(Figure scripts)
====

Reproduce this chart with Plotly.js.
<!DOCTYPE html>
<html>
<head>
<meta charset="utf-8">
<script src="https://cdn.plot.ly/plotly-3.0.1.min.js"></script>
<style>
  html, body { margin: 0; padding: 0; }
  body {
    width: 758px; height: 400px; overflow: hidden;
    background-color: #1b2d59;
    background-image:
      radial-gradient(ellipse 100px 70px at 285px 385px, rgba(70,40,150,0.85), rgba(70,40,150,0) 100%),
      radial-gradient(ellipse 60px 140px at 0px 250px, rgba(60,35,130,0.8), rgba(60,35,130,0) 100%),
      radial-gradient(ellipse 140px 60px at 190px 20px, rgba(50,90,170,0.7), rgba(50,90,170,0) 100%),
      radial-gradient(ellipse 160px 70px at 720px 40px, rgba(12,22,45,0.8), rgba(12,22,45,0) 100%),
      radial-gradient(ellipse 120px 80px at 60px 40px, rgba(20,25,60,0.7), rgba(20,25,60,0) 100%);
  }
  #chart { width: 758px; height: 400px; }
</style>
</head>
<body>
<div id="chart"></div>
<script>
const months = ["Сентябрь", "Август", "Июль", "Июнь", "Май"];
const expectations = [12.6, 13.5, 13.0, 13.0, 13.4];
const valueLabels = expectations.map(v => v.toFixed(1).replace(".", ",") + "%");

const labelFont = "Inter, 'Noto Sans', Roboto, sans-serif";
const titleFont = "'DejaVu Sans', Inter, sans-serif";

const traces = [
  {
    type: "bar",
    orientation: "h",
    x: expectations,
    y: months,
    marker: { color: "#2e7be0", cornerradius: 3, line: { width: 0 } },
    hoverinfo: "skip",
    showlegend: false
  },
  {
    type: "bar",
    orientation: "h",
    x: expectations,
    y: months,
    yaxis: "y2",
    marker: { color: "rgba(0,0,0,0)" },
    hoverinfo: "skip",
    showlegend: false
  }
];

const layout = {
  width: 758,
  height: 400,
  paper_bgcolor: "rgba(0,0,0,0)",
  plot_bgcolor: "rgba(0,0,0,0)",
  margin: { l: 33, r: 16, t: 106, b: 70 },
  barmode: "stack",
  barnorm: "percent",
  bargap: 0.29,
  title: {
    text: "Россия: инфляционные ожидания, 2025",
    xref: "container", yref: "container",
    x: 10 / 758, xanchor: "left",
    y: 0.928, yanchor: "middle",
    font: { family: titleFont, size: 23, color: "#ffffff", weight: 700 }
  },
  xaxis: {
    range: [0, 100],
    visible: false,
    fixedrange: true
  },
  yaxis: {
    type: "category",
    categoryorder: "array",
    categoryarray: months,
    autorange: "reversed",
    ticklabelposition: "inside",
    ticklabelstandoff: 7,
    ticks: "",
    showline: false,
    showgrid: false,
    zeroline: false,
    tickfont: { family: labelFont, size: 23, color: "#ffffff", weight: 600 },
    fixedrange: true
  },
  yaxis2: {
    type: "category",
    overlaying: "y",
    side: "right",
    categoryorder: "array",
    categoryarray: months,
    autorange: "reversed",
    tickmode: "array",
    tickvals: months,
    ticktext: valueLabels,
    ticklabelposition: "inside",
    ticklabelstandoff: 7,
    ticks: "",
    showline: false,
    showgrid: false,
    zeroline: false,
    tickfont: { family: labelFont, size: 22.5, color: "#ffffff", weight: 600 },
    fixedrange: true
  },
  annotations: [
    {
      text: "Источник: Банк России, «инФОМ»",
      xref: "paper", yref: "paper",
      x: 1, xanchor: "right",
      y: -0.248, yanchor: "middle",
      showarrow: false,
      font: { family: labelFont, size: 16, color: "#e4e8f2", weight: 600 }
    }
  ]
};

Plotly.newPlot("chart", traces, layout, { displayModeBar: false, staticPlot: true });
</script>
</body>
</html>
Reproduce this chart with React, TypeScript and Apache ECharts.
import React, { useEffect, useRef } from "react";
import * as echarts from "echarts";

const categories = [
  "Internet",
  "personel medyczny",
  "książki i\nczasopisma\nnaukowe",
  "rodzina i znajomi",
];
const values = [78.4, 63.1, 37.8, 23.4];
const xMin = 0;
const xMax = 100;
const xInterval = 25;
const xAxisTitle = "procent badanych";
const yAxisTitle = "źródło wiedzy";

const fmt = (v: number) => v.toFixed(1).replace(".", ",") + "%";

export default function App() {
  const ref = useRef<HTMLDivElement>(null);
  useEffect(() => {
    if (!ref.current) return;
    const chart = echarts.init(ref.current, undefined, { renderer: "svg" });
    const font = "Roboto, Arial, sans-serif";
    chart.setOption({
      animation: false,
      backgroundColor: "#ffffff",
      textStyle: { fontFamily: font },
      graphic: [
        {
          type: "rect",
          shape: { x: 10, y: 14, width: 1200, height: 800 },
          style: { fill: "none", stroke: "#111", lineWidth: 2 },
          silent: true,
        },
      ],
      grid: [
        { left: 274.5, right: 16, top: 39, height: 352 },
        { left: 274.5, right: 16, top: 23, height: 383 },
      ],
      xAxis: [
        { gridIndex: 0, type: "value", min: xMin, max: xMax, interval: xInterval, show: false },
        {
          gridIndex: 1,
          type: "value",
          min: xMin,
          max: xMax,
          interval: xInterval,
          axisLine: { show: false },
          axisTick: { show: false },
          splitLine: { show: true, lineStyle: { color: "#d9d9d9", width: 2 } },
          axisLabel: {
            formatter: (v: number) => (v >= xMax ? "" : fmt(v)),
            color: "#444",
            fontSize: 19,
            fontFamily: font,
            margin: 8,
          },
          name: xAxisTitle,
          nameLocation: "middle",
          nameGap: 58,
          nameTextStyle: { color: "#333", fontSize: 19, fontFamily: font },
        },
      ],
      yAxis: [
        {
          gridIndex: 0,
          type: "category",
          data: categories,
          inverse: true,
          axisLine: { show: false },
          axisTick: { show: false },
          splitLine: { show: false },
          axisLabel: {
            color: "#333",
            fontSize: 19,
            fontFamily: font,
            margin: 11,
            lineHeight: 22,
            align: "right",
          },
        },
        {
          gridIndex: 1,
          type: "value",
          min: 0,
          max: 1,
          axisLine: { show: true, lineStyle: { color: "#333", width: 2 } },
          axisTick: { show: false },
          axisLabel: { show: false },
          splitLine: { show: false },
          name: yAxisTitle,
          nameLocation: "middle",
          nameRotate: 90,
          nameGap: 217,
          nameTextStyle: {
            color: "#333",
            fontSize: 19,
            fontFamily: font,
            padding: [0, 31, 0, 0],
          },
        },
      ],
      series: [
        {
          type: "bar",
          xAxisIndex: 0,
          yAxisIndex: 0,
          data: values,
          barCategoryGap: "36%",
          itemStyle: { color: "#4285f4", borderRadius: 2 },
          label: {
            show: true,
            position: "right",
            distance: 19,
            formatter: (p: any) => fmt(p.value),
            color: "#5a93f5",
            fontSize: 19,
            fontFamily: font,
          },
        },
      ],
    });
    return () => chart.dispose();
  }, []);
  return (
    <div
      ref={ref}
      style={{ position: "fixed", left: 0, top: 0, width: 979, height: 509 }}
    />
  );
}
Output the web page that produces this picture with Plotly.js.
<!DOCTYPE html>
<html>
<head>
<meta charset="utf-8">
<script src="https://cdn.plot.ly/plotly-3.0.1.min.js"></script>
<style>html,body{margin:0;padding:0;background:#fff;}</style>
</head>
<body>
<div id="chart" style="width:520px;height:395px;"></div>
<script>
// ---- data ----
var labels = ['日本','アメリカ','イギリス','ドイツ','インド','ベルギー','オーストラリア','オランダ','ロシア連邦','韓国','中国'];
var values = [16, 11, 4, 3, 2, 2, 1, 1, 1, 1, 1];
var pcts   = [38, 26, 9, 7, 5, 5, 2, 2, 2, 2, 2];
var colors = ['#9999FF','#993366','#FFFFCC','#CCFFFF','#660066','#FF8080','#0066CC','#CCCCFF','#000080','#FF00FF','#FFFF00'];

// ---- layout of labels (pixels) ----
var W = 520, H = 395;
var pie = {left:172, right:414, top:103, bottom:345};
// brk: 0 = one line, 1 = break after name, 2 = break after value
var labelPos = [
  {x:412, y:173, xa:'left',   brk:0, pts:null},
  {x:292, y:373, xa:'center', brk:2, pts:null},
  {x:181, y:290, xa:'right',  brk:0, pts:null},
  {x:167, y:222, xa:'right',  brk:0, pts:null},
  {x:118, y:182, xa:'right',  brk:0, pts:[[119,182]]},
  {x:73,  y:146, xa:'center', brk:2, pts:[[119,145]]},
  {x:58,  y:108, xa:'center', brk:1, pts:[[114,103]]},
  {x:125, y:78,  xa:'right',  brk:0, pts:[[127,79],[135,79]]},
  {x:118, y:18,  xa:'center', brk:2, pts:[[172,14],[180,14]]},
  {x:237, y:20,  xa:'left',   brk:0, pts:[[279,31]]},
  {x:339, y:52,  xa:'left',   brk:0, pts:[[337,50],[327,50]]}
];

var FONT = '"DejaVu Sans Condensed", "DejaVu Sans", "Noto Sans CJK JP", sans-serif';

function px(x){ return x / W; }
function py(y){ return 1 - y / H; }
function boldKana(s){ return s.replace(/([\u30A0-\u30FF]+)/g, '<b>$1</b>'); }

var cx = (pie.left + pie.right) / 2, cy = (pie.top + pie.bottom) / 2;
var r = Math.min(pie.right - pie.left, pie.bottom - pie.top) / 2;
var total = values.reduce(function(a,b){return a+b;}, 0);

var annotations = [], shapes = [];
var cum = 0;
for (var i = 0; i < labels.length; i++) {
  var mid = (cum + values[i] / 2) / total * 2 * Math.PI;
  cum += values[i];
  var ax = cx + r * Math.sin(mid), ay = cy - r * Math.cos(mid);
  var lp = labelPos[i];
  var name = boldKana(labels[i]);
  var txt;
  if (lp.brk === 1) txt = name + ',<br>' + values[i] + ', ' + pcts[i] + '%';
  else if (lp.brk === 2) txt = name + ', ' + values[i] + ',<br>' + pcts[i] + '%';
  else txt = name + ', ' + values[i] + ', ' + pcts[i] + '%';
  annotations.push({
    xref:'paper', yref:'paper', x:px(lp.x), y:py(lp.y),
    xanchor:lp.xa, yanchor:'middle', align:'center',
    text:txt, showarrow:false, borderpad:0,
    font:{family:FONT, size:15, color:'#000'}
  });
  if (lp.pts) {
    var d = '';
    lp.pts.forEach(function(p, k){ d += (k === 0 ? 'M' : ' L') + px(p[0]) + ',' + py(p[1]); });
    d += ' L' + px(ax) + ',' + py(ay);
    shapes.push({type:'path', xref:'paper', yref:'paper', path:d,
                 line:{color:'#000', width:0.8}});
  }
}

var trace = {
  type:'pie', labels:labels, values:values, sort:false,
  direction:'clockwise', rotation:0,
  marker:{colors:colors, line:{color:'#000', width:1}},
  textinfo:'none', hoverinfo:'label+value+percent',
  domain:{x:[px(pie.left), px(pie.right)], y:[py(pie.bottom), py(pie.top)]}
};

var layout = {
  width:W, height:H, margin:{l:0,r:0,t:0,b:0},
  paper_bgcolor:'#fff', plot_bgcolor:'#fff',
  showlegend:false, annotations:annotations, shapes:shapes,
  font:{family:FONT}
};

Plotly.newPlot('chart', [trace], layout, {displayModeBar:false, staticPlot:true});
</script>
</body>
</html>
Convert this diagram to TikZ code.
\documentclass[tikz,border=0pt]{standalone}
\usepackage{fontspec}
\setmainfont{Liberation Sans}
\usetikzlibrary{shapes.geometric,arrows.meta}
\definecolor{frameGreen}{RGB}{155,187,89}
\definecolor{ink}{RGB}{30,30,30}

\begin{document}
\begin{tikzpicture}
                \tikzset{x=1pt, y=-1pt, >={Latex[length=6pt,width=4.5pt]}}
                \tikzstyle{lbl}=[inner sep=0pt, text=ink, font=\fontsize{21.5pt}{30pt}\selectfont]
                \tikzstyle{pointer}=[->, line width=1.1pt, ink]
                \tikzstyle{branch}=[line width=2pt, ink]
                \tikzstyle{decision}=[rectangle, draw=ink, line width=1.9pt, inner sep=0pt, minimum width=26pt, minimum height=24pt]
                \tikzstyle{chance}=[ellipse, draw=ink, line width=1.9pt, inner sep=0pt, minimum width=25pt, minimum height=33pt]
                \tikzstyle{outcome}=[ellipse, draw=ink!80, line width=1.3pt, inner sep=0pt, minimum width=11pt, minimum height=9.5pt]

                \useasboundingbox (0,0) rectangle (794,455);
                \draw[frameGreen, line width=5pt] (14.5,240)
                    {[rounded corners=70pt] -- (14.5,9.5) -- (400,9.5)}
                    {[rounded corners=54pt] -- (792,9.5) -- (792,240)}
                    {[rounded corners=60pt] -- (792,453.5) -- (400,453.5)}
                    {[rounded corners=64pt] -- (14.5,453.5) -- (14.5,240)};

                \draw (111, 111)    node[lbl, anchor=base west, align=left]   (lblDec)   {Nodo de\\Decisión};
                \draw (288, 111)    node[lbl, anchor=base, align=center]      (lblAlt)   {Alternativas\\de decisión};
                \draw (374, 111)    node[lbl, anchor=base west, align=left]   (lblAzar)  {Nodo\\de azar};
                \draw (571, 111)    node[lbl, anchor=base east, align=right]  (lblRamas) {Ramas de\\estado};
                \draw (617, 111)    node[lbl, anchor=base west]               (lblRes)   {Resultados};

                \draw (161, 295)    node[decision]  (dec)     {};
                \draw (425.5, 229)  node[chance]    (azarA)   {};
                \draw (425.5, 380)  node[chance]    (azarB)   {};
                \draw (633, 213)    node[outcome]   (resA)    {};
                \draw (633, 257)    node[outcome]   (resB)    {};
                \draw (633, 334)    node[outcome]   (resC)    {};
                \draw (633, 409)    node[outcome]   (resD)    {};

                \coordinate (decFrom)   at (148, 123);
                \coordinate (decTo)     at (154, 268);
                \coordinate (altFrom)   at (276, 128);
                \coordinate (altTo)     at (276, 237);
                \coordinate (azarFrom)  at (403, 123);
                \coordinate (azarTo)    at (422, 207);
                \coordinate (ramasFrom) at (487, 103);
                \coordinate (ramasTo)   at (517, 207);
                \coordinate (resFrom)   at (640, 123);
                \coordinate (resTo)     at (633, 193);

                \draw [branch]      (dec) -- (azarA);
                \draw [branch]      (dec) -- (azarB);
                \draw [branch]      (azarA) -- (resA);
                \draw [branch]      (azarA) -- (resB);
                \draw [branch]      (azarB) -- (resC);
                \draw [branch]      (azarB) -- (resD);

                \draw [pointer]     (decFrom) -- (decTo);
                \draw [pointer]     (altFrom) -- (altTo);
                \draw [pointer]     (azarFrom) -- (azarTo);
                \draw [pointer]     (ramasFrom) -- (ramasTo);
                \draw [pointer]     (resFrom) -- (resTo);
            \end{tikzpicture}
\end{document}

====

### WHAT YOU HAVE TO DO
Working from the data above, extract solely the lines from the one containing "Reproduce this chart with React, TypeScript" through the one containing "import * as", exactly as they appear, both included.

### EXERCISE ANSWER
Reproduce this chart with React, TypeScript and Apache ECharts.
import React, { useEffect, useRef } from "react";
import * as echarts from "echarts";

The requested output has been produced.